Expert slams PFAS warning at city's rivers as 'inadequate'

FISH caught in Ipswich waterways will be put under the microscope as the investigation into contamination around the RAAF Amberley Base continues, amid criticism residents are not being adequately warned about potential exposure.

Last week it was revealed fish caught in the Bremer River and Warrill Creek were found to contain high levels of chemicals, known as PFAS, used in fire fighting foam.

Residents were advised not to eat the fish.

Now, the Defence Department has confirmed it will carry out further testing on more "popular" fish species caught in the catchments, as part of an environmental investigation.

Residents in the impacted area should also expect to receive an information flyer in their letter box, Defence says.

But an environmental expert has called on the authorities to place signs along the waterways, warning people of the potential health risks saying a short-term letter box drop is "inadequate".

Dr Bill Freeland, former head of the Northern Territory's environmental agency and Ipswich resident, said clear signage advising against eating anything caught in the river should be erected.

He also believes residents should be warned against swimming in, or drinking, the water.
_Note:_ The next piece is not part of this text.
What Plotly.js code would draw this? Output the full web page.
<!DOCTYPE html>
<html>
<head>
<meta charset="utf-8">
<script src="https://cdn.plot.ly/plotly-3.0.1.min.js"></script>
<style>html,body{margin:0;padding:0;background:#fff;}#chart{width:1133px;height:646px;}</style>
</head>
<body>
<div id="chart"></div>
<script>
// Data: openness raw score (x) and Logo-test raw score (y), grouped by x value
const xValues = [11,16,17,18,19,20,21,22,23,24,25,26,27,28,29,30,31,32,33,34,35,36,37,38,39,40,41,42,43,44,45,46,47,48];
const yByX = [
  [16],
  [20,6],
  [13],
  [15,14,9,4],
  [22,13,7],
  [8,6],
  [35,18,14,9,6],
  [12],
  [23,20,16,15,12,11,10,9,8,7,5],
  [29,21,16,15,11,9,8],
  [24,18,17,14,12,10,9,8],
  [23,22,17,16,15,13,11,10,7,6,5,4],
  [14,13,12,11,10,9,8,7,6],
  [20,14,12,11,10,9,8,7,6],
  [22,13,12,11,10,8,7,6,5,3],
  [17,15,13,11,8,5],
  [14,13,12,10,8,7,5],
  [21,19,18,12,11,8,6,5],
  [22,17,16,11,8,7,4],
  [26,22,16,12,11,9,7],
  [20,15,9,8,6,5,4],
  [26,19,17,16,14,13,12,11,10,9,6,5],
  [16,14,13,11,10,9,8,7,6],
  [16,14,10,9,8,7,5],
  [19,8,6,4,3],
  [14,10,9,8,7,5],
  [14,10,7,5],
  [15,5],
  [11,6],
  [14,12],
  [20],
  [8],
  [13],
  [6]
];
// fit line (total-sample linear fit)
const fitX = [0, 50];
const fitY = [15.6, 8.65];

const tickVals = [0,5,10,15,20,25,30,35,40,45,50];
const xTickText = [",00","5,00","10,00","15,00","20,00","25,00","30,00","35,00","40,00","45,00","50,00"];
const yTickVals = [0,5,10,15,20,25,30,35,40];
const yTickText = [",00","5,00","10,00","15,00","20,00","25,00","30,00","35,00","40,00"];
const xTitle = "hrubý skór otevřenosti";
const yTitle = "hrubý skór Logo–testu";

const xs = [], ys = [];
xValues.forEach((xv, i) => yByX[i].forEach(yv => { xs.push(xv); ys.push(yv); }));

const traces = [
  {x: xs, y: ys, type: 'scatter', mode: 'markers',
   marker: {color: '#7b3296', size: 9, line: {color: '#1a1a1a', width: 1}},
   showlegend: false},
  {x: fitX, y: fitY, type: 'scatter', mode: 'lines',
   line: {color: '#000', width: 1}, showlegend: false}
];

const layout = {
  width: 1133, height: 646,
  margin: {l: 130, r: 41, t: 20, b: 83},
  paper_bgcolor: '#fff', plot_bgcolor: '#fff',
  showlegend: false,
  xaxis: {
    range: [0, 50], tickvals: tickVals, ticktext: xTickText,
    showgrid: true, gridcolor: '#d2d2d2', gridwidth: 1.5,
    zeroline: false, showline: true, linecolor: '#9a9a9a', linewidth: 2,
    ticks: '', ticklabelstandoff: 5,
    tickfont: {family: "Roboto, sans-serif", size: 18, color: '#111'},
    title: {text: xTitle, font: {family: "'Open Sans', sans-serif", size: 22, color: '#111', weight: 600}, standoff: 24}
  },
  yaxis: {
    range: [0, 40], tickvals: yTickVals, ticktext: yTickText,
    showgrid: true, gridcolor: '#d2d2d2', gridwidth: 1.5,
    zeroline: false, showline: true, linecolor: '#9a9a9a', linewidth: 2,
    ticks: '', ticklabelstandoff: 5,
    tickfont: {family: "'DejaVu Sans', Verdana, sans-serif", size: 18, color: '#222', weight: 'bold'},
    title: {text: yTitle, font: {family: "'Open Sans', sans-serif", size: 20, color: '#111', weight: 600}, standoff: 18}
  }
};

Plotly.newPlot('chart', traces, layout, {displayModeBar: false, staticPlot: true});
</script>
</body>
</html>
"There is no excuse for there not appearing to be any signage on those waterways, indicating the recorded presence of high levels of PFAS" Dr Freeland said, acknowledging that little data was available.

"While Defence has not provided data on contamination in fish and other aquatic life, there should be signage including a warning that consumption of fish and other aquatic life - for example - yabbies and mussels - from these waterways is inadvisable."

In April, investigators examining the potential impact of contamination from the use of PFAS chemicals at RAAF Amberley Base took samples of mullet, catfish and eel, caught in the Bremer River and Warrill Creek.

Preliminary test results found high levels of PFAS chemicals and the results were passed onto Queensland Health, which then issued a public health warning.

A Defence spokesperson told the QT further testing and analysis would be carried out during "the Human Health Risk Assessment (HHRA) being undertaken as part of the environmental investigation."

"This testing will include tests of other species of more popular edible fish in the area," the spokesperson said.

"Defence is committed to regularly updating the community throughout the investigation and will be letter box dropping all residents in the Investigation Area detailing this precautionary advice and updating the community on further sampling to be conducted in the process of finalising the HHRA.

"This is precautionary advice, based on preliminary test results, and we will keep the community and recreational fishers updated as the investigation progresses."